There are two version of the singular simplicial space of a topological space $X$, one discrete and one internal. At least if X is nice, both of them have homotopy equivalent geometric realizations (and are both equivalent to X itself). I want to know why?
Background/Motivation
Let $\Delta$ be a skeleton of the category of finite non-empty ordered sets. The objects of $\Delta$ are the ordered sets [n]. A simplicial object of a category C is a functor $X: \Delta^{op} \to C$. The category $\Delta$ can be realized as a sub-category of topological spaces (the category of n-simplices, $\Delta^n$) and (via left Kan extension) this gives rise to a geometric realization functor from simplicial sets to topological spaces. It lands in the nice category of CW-complexes, and is denoted $|X|$.

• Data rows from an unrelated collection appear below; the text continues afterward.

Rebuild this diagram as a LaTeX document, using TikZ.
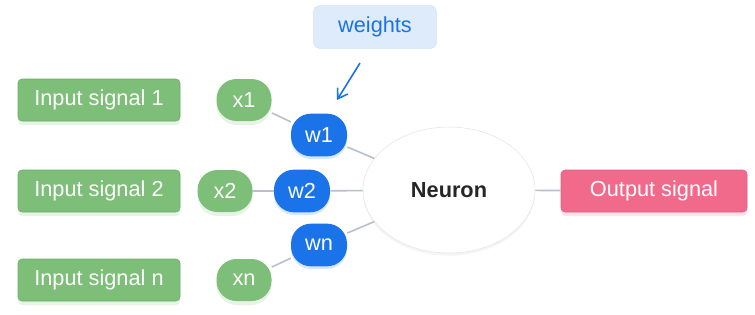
\documentclass[tikz,border=0pt]{standalone}
\usepackage{fontspec}
\setmainfont{Liberation Sans}
\usetikzlibrary{arrows.meta,shadows,shapes.geometric}
\definecolor{sigGreen}{HTML}{7DBE78}
\definecolor{sigGreenLine}{HTML}{6AAE66}
\definecolor{wBlue}{HTML}{1A73E8}
\definecolor{outPink}{HTML}{F26A8B}
\definecolor{tagBlue}{HTML}{DDEBFB}
\definecolor{tagLine}{HTML}{D2E3F8}
\definecolor{linkGray}{HTML}{B9BFC9}
\begin{document}
\begin{tikzpicture}[x=0.75pt, y=-0.75pt,
  signal/.style={draw=sigGreenLine, fill=sigGreen, text=white, rounded corners=3pt, minimum width=121.5pt, minimum height=31.5pt, inner sep=0pt, font=\fontsize{16.3pt}{19pt}\selectfont, drop shadow={shadow xshift=0pt, shadow yshift=-3pt, opacity=0.18, fill=sigGreen}},
  xin/.style={fill=sigGreen, text=white, rounded corners=15pt, minimum width=41.25pt, minimum height=31.5pt, inner sep=0pt, font=\fontsize{16.3pt}{19pt}\selectfont, drop shadow={shadow xshift=0pt, shadow yshift=-3pt, opacity=0.18, fill=sigGreen}},
  weight/.style={fill=wBlue, text=white, rounded corners=15pt, minimum width=42pt, minimum height=32pt, inner sep=0pt, font=\fontsize{16.3pt}{19pt}\selectfont, drop shadow={shadow xshift=0pt, shadow yshift=-2pt, opacity=0.18, fill=wBlue}},
  link/.style={draw=linkGray, line width=1.2pt}]
\useasboundingbox (0,0) rectangle (755,314);
\node[signal] (s1) at (99,100) {Input signal 1};
\node[signal] (s2) at (99,191) {Input signal 2};
\node[signal] (sn) at (99,280) {Input signal n};
\node[xin] (x1) at (244,100) {x1};
\node[xin] (x2) at (225,191) {x2};
\node[xin] (xn) at (244,280) {xn};
\node[weight] (w1) at (319,135) {w1};
\node[weight] (w2) at (302,191) {w2};
\node[weight] (wn) at (319,245) {wn};
\node[draw=black!10, fill=white, ellipse, minimum width=129pt, minimum height=94.5pt, inner sep=0pt, font=\fontsize{16.3pt}{19pt}\selectfont\bfseries, text=black!85, drop shadow={shadow xshift=0pt, shadow yshift=-2pt, opacity=0.1, fill=black!40}] (neuron) at (449,190) {Neuron};
\node[draw=outPink!90!black, fill=outPink, text=white, rounded corners=3pt, minimum width=139.5pt, minimum height=31.5pt, inner sep=0pt, font=\fontsize{16.3pt}{19pt}\selectfont, drop shadow={shadow xshift=0pt, shadow yshift=-3pt, opacity=0.18, fill=outPink}] (out) at (654,191) {Output signal};
\node[draw=tagLine, fill=tagBlue, text=wBlue, rounded corners=4pt, minimum width=92pt, minimum height=32pt, inner sep=0pt, font=\fontsize{16.3pt}{19pt}\selectfont] (tag) at (375,27) {weights};
\coordinate (tagarrow) at (360,63);
\coordinate (tagtip) at (337,100);
\draw[link] (x1) -- (w1);
\draw[link] (x2) -- (w2);
\draw[link] (xn) -- (wn);
\draw[link] (w1) -- (neuron);
\draw[link] (w2) -- (neuron);
\draw[link] (wn) -- (neuron);
\draw[link] (neuron) -- (out);
\draw[wBlue, line width=1.2pt, -{Straight Barb[length=7pt, width=9pt]}] (tagarrow) -- (tagtip);
\end{tikzpicture}
\end{document}
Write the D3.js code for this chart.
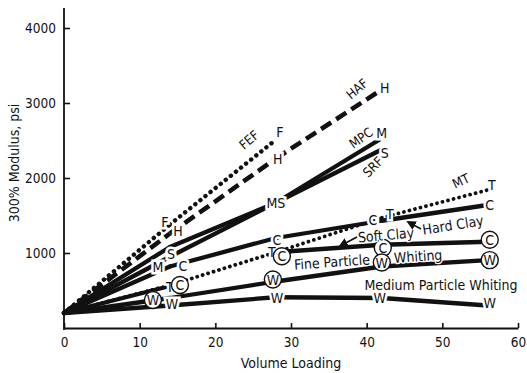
<!DOCTYPE html>
<html><head><meta charset="utf-8">
<script src="https://cdn.jsdelivr.net/npm/d3@7"></script>
<style>
html,body{margin:0;padding:0;background:#fff;}
svg{display:block;}
text{font-family:"DejaVu Sans Condensed","Liberation Sans Narrow","DejaVu Sans",sans-serif;fill:#111;}
</style></head><body>
<svg id="chart" width="527" height="373"></svg>
<script>
// Volume loadings at which the compounds were tested
const loadings = [0, 14, 28, 42, 56];

// 300% modulus (psi) per filler
const fef           = [200, 1380, 2510];
const haf           = [200, 1260, 2260, 3180];
const mpc           = [200, 1080, 1670, 2530];
const srf           = [200, 950, 1670, 2380];
const mt            = [200, 570, 1010, 1470, 1840];
const hardClay      = [200, 820, 1200, 1430, 1640];
const softClay      = [200, 560, 1010, 1110, 1150];
const fineWhiting   = [200, 400, 620, 820, 905];
const mediumWhiting = [200, 300, 410, 400, 300];

const xTicks = [0, 10, 20, 30, 40, 50, 60];
const yTicks = [1000, 2000, 3000, 4000];

// hidden: segment indices left undrawn because another curve runs over them
const series = [
  {key: "fef", values: fef, style: "dotBig"},
  {key: "haf", values: haf, style: "dash"},
  {key: "mpc", values: mpc, style: "solid"},
  {key: "srf", values: srf, style: "solid"},
  {key: "mt", values: mt, style: "dotSmall"},
  {key: "hardClay", values: hardClay, style: "solid"},
  {key: "softClay", values: softClay, style: "solid", hidden: [1]},
  {key: "fineWhiting", values: fineWhiting, style: "solid"},
  {key: "mediumWhiting", values: mediumWhiting, style: "solid"}
];

const styles = {
  solid:    {width: 4.3, dash: null, cap: "round"},
  dash:     {width: 4.6, dash: "12,6", cap: "butt"},
  dotBig:   {width: 4.4, dash: "0.1,6.4", cap: "round"},
  dotSmall: {width: 3.8, dash: "0.1,5.6", cap: "round"}
};

// Point letters: [series, point index, text, circled, dx, dy]
const pointLabels = [
  ["fef", 1, "F", false, -5, -3],
  ["fef", 2, "F", false, 4, -8],
  ["haf", 1, "H", false, 8, -3],
  ["haf", 2, "H", false, 2, 0],
  ["haf", 3, "H", false, 3, -2],
  ["mpc", 1, "M", false, -12, 20],
  ["mpc", 2, "MS", false, 0, 0],
  ["mpc", 3, "M", false, 0, -5],
  ["srf", 1, "S", false, 1, -3],
  ["srf", 3, "S", false, 3, 3],
  ["mt", 1, "T", false, 0, 2],
  ["mt", 2, "T", false, -4, 0],
  ["mt", 3, "T", false, 8, -4],
  ["mt", 4, "T", false, 4, -5],
  ["hardClay", 1, "C", false, 13, -1],
  ["hardClay", 2, "C", false, 1, 2],
  ["hardClay", 3, "C", false, -9, -1],
  ["hardClay", 4, "C", false, 2, 0],
  ["softClay", 1, "C", true, 10, -1],
  ["softClay", 2, "C", true, 6, 4],
  ["softClay", 3, "C", true, 1, 3],
  ["softClay", 4, "C", true, 2, -2],
  ["fineWhiting", 1, "W", true, -17, 2],
  ["fineWhiting", 2, "W", true, -3, -2],
  ["fineWhiting", 3, "W", true, 0, -4],
  ["fineWhiting", 4, "W", true, 2, 0],
  ["mediumWhiting", 1, "W", false, 2, -2],
  ["mediumWhiting", 2, "W", false, 1, 1],
  ["mediumWhiting", 3, "W", false, -2, 0],
  ["mediumWhiting", 4, "W", false, 2, -3]
];

// Filler names written along the curves: [text, x, y, rotation]
const curveNames = [
  ["FEF", 249, 140, -40],
  ["HAF", 357, 89, -40],
  ["MPC", 361, 138, -35],
  ["SRF", 373, 167, -45],
  ["MT", 461, 181, -25]
];

const svg = d3.select("#chart");
const x = d3.scaleLinear().domain([0, 60]).range([64, 518]);
const y = d3.scaleLinear().domain([0, 4000]).range([328, 28]);
const ink = "#111";

// axes
const yAxis = svg.append("g").attr("transform", `translate(${x(0)},0)`)
  .call(d3.axisLeft(y).tickValues(yTicks).tickFormat(d3.format("d"))
    .tickSizeInner(-6).tickSizeOuter(0).tickPadding(8));
yAxis.select(".domain").remove();
yAxis.selectAll("line").attr("stroke", ink).attr("stroke-width", 1.6);
yAxis.selectAll("text").attr("font-size", 13.5).attr("fill", ink).attr("dy", "0.35em");
svg.append("line").attr("x1", x(0)).attr("x2", x(0)).attr("y1", y(0) + 2).attr("y2", 8)
  .attr("stroke", ink).attr("stroke-width", 1.8);

const xAxis = svg.append("g").attr("transform", `translate(0,${y(0)})`)
  .call(d3.axisBottom(x).tickValues(xTicks).tickSizeInner(-5).tickSizeOuter(0).tickPadding(9));
xAxis.select(".domain").attr("stroke", ink).attr("stroke-width", 1.8);
xAxis.selectAll("line").attr("stroke", ink).attr("stroke-width", 1.6);
xAxis.selectAll("text").attr("font-size", 13.5).attr("fill", ink);

svg.append("text").attr("transform", `translate(19,${y(2200)}) rotate(-90)`)
  .attr("text-anchor", "middle").attr("font-size", 14).text("300% Modulus, psi");
svg.append("text").attr("x", x(30)).attr("y", 368).attr("text-anchor", "middle")
  .attr("font-size", 14).text("Volume Loading");

// curves, drawn segment by segment
const line = d3.line().x(d => x(d[0])).y(d => y(d[1]));
const byKey = {};
series.forEach(s => {
  byKey[s.key] = s;
  const st = styles[s.style];
  const pts = s.values.map((v, i) => [loadings[i], v]);
  const segs = d3.pairs(pts).filter((p, i) => !(s.hidden || []).includes(i));
  svg.append("g").selectAll("path").data(segs).join("path")
    .attr("d", line)
    .attr("fill", "none")
    .attr("stroke", ink)
    .attr("stroke-width", st.width)
    .attr("stroke-linecap", st.cap)
    .attr("stroke-dasharray", st.dash);
});

// point letters
pointLabels.forEach(([k, i, t, circled, dx, dy]) => {
  const s = byKey[k];
  const cx = x(loadings[i]) + dx, cy = y(s.values[i]) + dy;
  if (circled) {
    svg.append("circle").attr("cx", cx).attr("cy", cy).attr("r", 8.5)
      .attr("fill", "#fff").attr("stroke", ink).attr("stroke-width", 1.4);
    svg.append("text").attr("x", cx).attr("y", cy).attr("text-anchor", "middle")
      .attr("dominant-baseline", "central").attr("font-size", 14).text(t);
  } else {
    svg.append("text").attr("x", cx).attr("y", cy).attr("text-anchor", "middle")
      .attr("dominant-baseline", "central").attr("font-size", 14)
      .attr("stroke", "#fff").attr("stroke-width", 5).attr("paint-order", "stroke")
      .text(t);
  }
});

// clay and whiting captions
function caption(t, tx, ty, r, anchor) {
  svg.append("text").attr("transform", `translate(${tx},${ty}) rotate(${r})`)
    .attr("text-anchor", anchor || "middle").attr("dominant-baseline", "central")
    .attr("font-size", 14).attr("stroke", "#fff").attr("stroke-width", 2.5)
    .attr("paint-order", "stroke").text(t);
}
caption("Soft Clay", 386, 235, -5);
caption("Hard Clay", 453, 225, -9);
caption("Fine Particle", 332, 262, -4);
caption("Whiting", 394, 258, -4, "start");
caption("Medium Particle Whiting", 441, 285, 0);

curveNames.forEach(([t, tx, ty, r]) => {
  svg.append("text").attr("transform", `translate(${tx},${ty}) rotate(${r})`)
    .attr("text-anchor", "middle").attr("dominant-baseline", "central")
    .attr("font-size", 13).text(t);
});

// arrows pointing from the clay captions to their curves
const defs = svg.append("defs");
defs.append("marker").attr("id", "head").attr("viewBox", "0 0 10 10")
  .attr("refX", 8).attr("refY", 5).attr("markerWidth", 6).attr("markerHeight", 6)
  .attr("orient", "auto").append("path").attr("d", "M0,0L10,5L0,10z").attr("fill", ink);
[[357, 237, 340, 246], [421, 229, 408, 222]].forEach(([a, b, c, d]) => {
  svg.append("line").attr("x1", a).attr("y1", b).attr("x2", c).attr("y2", d)
    .attr("stroke", ink).attr("stroke-width", 1.6).attr("marker-end", "url(#head)");
});
</script>
</body></html>
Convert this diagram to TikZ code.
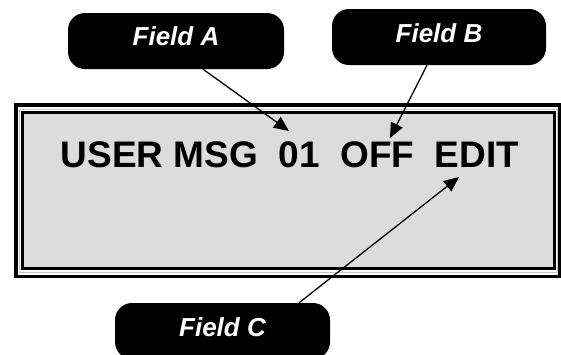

The same geometric realization formula works for simplicial spaces and defines a functor from simplicial spaces to topological spaces. It doesn't always land in CW-complexes.
By general non-sense there is a right adjoint to the realization which is the singular functor. It associates to a topological space the simplicial set given by $Sing(X):[n] \mapsto map(\Delta^n, X)$. The realization from simplicial spaces to topological space also has an adjoint which is given by the simplicial space $\underline{Sing}(X): [n] \mapsto \underline{map}(\Delta^n, X)$, where $\underline{map}$ denotes the mapping space with the compactly generated compact open topology (I'm assuming all spaces are compactly generated).
A simplcial set can be viewed as a discrete simplicial space and so we have two different singular functors and a natural map of simplicial spaces between them:
$Sing(X) \to \underline{Sing}(X)$
This gives, on geometric realization a map of spaces: $|Sing(X)| \to |\underline{Sing}(X)|$. When X is sufficiently nice this map is known to be a homotopy equivalence, and both spaces are homotopy equivalent to X.
Why is this the map $|Sing(X)| \to |\underline{Sing}(X)|$ a homotopy equivalence? Can this be deduced from some sort of connectivity estimate between the constituent spaces of these simplicial spaces?
I know there is an indirect way to prove this equivalence by comparing both spaces to X, but I'm interested in generalizing this result to some related constructions and so I would like a direct argument which uses the map between them. I'm willing to replaces "simplicial space" by bisimplicial set or to assume that the simplicial space is sufficiently "good". I'm hoping for something related to this question.
Best Answer
There are maps $|Sing(X)| \to |\underline{Sing}(X)| \to X$ which realize to weak homotopy equivalences. The inclusion of the n-skeleton $|Sing(X)|^{(n)}| \to |Sing(X)|$ is n-connected, because this is always true for CW-complexes, and so the map $|Sing(X)|^{(n)} \to X$ is n-connected. You can't really do any better than this estimate because the n-skeleton has zero homology groups in degrees above n.
The simplicial space $\underline{Sing}(X)$ contains the sub-simplicial space of constant simplices $\Delta^n \to X$. This is homeomorphic to $X$ itself and so, if we write $cX$ for the constant simplicial space with value $X$, we get a map $cX \to \underline{Sing}(X)$. This inclusion $X \to \underline{map}(\Delta^n,X)$ is a homotopy equivalence because the simplex is contractible, so this map of simplicial spaces is levelwise a weak equivalence. The geometric realization of $cX$ is $X$ itself, and so is its n-skeleton for all n. An excision argument (which takes some work) will show that the same is true for the simplicial space (at least under good conditions), and so each of the skeleta of $|\underline{Sing}(X)|$ is homotopy equivalent to $X$.
Therefore the map on n-skeleta is n-connected. I realize that this is the "compare with $X$" game that you mentioned, but my point is that because the simplicial space $\underline{Sing}(X)$ is homotopically constant the comparison $|Sing(X)| \to |\underline{Sing}(X)|$ really is comparing with $X$. From the point of view of homotopy theory it's not arising from good levelwise structure of the map at all, but comes from the simplicial assemblage.
I don't know whether this helps your generalization.